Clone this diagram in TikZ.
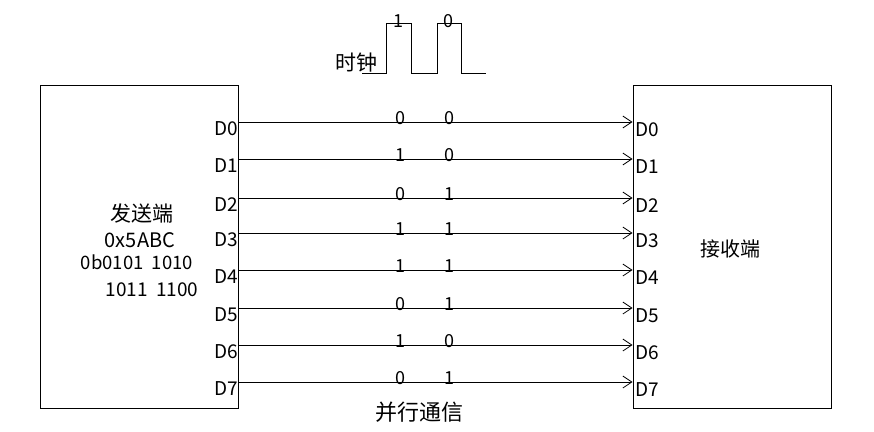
\documentclass[tikz,border=0pt]{standalone}
\usepackage{fontspec}
\setmainfont{Noto Sans CJK SC}
\usetikzlibrary{arrows.meta,positioning}

\newcommand{\fsize}[1]{\fontsize{#1}{#1}\selectfont}

\begin{document}
\begin{tikzpicture}[x=1pt,y=-1pt,
    box/.style={draw, line width=0.9pt, minimum width=198pt, minimum height=323pt, inner sep=0pt},
    txt/.style={anchor=base, inner sep=0pt},
    pinlabel/.style={font=\fsize{19}, inner sep=0pt},
    bitlabel/.style={font=\fsize{18}, anchor=base, inner sep=0pt},
    wire/.style={line width=0.8pt, -{Straight Barb[length=9pt,width=12pt,line width=0.8pt]}}]
    \useasboundingbox (0,0) rectangle (874,431);

    % Draw sender and receiver
    \node[box] (sender) at (139.5,247) {};
    \node[box] (receiver) at (732,247) {};

    % Label boxes
    \node[txt, font=\fsize{21}] (sendname) at (142,221) {发送端};
    \node[txt, font=\fsize{20}] (hexval) at (140,247) {0x5ABC};
    \node[txt, font=\fsize{18.5}] (binhi) at (137,269) {0b0101\ \ 1010};
    \node[txt, font=\fsize{19}] (binlo) at (152,296) {1011\ \ 1100};
    \node[txt, font=\fsize{20}] (recvname) at (730,256) {接收端};

    % Draw clock
    \draw[line width=0.8pt] (362,73) -- (386,73) -- (386,23) -- (411,23) -- (411,73)
        -- (437,73) -- (437,23) -- (461,23) -- (461,73) -- (486,73);
    \node[bitlabel] (clkone) at (398,27) {1};
    \node[bitlabel] (clkzero) at (448,27) {0};
    \node[txt, font=\fsize{21}] (clkname) at (356,70) {时钟};

    % Draw data lines and bits
    \foreach \i/\y/\a/\b in {0/122/0/0, 1/159/1/0, 2/198/0/1, 3/233/1/1,
                             4/270/1/1, 5/308/0/1, 6/345/1/0, 7/382/0/1} {
        \coordinate (s\i) at (sender.east |- 0,\y);
        \coordinate (r\i) at (receiver.west |- 0,\y);
        \draw[wire] (s\i) -- (r\i);
        \node[pinlabel, anchor=base east] (sl\i) at ([xshift=-1pt, yshift=-13pt]s\i) {D\i};
        \node[pinlabel, anchor=base west] (rl\i) at ([xshift=3pt, yshift=-14pt]r\i) {D\i};
        \node[bitlabel] (ba\i) at (400,\y+2) {\a};
        \node[bitlabel] (bb\i) at (449,\y+2) {\b};
    }

    % Caption
    \node[txt, font=\fsize{22}] (caption) at (419,420) {并行通信};
\end{tikzpicture}
\end{document}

Task description:
Reproduce the material above in full, exactly, with no images.

Finished task:
Clone this diagram in TikZ.
\documentclass[tikz,border=0pt]{standalone}
\usepackage{fontspec}
\setmainfont{Noto Sans CJK SC}
\usetikzlibrary{arrows.meta,positioning}

\newcommand{\fsize}[1]{\fontsize{#1}{#1}\selectfont}

\begin{document}
\begin{tikzpicture}[x=1pt,y=-1pt,
    box/.style={draw, line width=0.9pt, minimum width=198pt, minimum height=323pt, inner sep=0pt},
    txt/.style={anchor=base, inner sep=0pt},
    pinlabel/.style={font=\fsize{19}, inner sep=0pt},
    bitlabel/.style={font=\fsize{18}, anchor=base, inner sep=0pt},
    wire/.style={line width=0.8pt, -{Straight Barb[length=9pt,width=12pt,line width=0.8pt]}}]
    \useasboundingbox (0,0) rectangle (874,431);

    % Draw sender and receiver
    \node[box] (sender) at (139.5,247) {};
    \node[box] (receiver) at (732,247) {};

    % Label boxes
    \node[txt, font=\fsize{21}] (sendname) at (142,221) {发送端};
    \node[txt, font=\fsize{20}] (hexval) at (140,247) {0x5ABC};
    \node[txt, font=\fsize{18.5}] (binhi) at (137,269) {0b0101\ \ 1010};
    \node[txt, font=\fsize{19}] (binlo) at (152,296) {1011\ \ 1100};
    \node[txt, font=\fsize{20}] (recvname) at (730,256) {接收端};

    % Draw clock
    \draw[line width=0.8pt] (362,73) -- (386,73) -- (386,23) -- (411,23) -- (411,73)
        -- (437,73) -- (437,23) -- (461,23) -- (461,73) -- (486,73);
    \node[bitlabel] (clkone) at (398,27) {1};
    \node[bitlabel] (clkzero) at (448,27) {0};
    \node[txt, font=\fsize{21}] (clkname) at (356,70) {时钟};

    % Draw data lines and bits
    \foreach \i/\y/\a/\b in {0/122/0/0, 1/159/1/0, 2/198/0/1, 3/233/1/1,
                             4/270/1/1, 5/308/0/1, 6/345/1/0, 7/382/0/1} {
        \coordinate (s\i) at (sender.east |- 0,\y);
        \coordinate (r\i) at (receiver.west |- 0,\y);
        \draw[wire] (s\i) -- (r\i);
        \node[pinlabel, anchor=base east] (sl\i) at ([xshift=-1pt, yshift=-13pt]s\i) {D\i};
        \node[pinlabel, anchor=base west] (rl\i) at ([xshift=3pt, yshift=-14pt]r\i) {D\i};
        \node[bitlabel] (ba\i) at (400,\y+2) {\a};
        \node[bitlabel] (bb\i) at (449,\y+2) {\b};
    }

    % Caption
    \node[txt, font=\fsize{22}] (caption) at (419,420) {并行通信};
\end{tikzpicture}
\end{document}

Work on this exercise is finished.